阿羅漢とは、悟りを得た聖者といった意味だよ

 一方、大乗仏教の菩薩は、自己に仏陀と成りうる性質、すなわち仏性が内在しているという発想を前提としており、修行方法や教理もこうした前提のもとに形成されています。

 初期の大乗仏教のお経の多くに心が本来清らかであることが説かれ、『般若経』というお経ではすすんで「一切衆生悉有仏性(いっさいしゅじょうしつうぶつしょう)」の思想が説かれました。

一切衆生悉有仏性とは、生きとし生けるものはみんな悟りの可能性があるという意味だよ

 こうした仏性を個人に内在するものと見る思想のもとにおいては、心から煩悩が払われその清らかな本性が表に表れるとき仏陀と成るとされています。

 また、心性が本来的に清浄であるという自覚が成仏の願いを生み出すとも考えられました。

 この成仏の願いを起こすことは発菩提心(はつぼだいしん)と呼ばれ、この菩提心を起こした人を菩薩と呼びます。

成仏とは、本来、悟りを得るという意味だよ

 こうした心性本浄・仏性の考え方は、大乗仏教における菩薩の思想において重要です。

 大乗仏教では、凡夫(普通の人間)にもすでに仏陀と成りうる性質が内在することを自覚することで成仏の可能性を現実的に把握することが可能となると考えるからです。

 大乗仏教の菩薩は、みずからは真実の智慧を涵養して真理に触れよう悟りを得ようと努めて修行を実践します。

 これが、自分のためにする自利的(じりてき)な側面です。

 加えて、生きとし生ける衆生に対しては、慈悲の慈しみと憐みに基づき広く教えを分かち与えて迷いの世界から悟りの世界へと救い導こうとします。

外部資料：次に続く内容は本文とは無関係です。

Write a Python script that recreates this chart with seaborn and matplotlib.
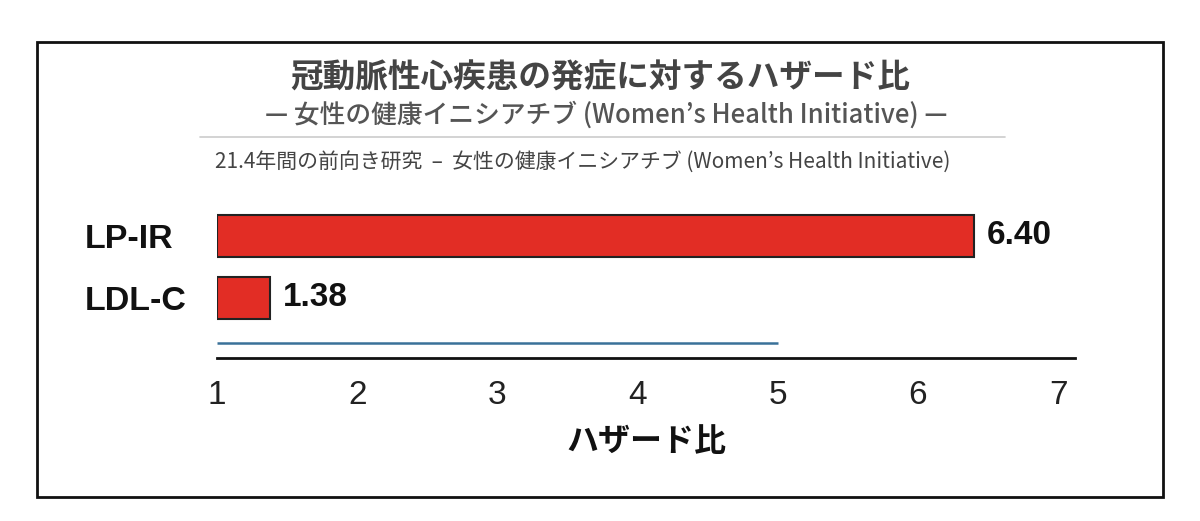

 これが他者のためにする利他的(りたてき)な側面です。

悟りへの道を思わせる熊野古道の風景

 こうした「上求菩提・下化衆生(じょうぐぼだい・げけしゅじょう)」を旨とした自利行・利他行の二行の円満な両立が大乗仏教の菩薩の最大の目的であり理想とされています。

 つまり、大乗仏教の菩薩における自らの仏性の発揚は他者の救済を前提として成り立つということです。

 こうした理想のもと、菩薩は般若の智慧の完成と慈悲の行願の実践を目指し菩薩道に邁進することになります。

 自利利他円満を掲げ、智慧行と慈悲行を両立しようとするところに真の菩薩精神の発揚が見られるということです。

大乗仏教の菩薩の修行

 大乗仏教における菩薩の修行方法としては、釈迦仏の遺骨を祀った仏塔(ストゥーパ)に対する礼拝が『華厳経』というお経に見られます。

大乗仏教の仏塔

 また、『般舟三昧経』というお経や浄土経典には、仏のありさまやその仏国土などを眼前にありありと思い浮かべる観仏三昧という修行が説かれています。

 仏教のお経を伝承・流布しようとする姿勢のもと、書写の功徳が強調されたことから経典書写も修行の一つとして広く行なわれるようになりました。

 このように様々な大乗仏教の菩薩の修行方法がありますが、最も代表的なものは『般若経』などに説かれる六波羅蜜の修行です。

 六波羅蜜の修行においては、他者を利することによって自己の修行が成就するという自利利他円満の菩薩行の側面が強調されています。

 六波羅蜜

  • 布施波羅蜜
  • 戒波羅蜜
  • 忍辱波羅蜜
  • 精進波羅蜜
  • 禅定波羅蜜
  • 般若波羅蜜

 この六波羅蜜の第一は、布施波羅蜜です。法施(仏教の教えを説くこと)も含まれますが、主とするところは財施(お布施)です。

 布施波羅蜜においては、施す者・施される者・施物が空であるという「三輪清浄の布施」が重視されています。布施という行為にとらわれない空に住する布施が布施波羅蜜の理想です。

 六波羅蜜の第二は、戒波羅蜜です。戒波羅蜜の内容としては十善が説かれます。

 これは、「不殺生・不盗・不邪淫の身三」、「不妄語・不悪口・不両舌・不綺語の口四」、「無貪・無瞋・正見の意三」という十の善行為を実行することを指しています。

 第三が忍辱波羅蜜です。これは、苦難を耐え忍ぶことを意味しています。

 第四が精進波羅蜜です。これは、倦むことなく仏道に努め励むことを意味しています。

 第五が禅定波羅蜜です。これは、瞑想によって精神を統一させることを意味しています。

 第六が般若波羅蜜です。六波羅蜜の中ではこの般若波羅蜜が最も重要であり、前の五つの波羅蜜は般若波羅蜜に至るための準備手段とされています。

 般若波羅蜜の般若とは、とらわれのない空の智慧であり全体を直観する智慧を意味しています。

 これらの波羅蜜の修行は自利に主眼を置かず、利他を重視する立場で行なわれます。

つまり衆生の救済を最優先とし、自己の成仏を図らない修行が目指されます。

 菩薩は空の思想のもと衆生を涅槃(ニルヴァーナ)に導きながらも、涅槃に導かれた人は存在しないと見、さらに導く人も存在しないと見ます。こうした精進は「弘誓の大鎧」と呼ばれています。菩薩の修行はこのような立場で行なわれています。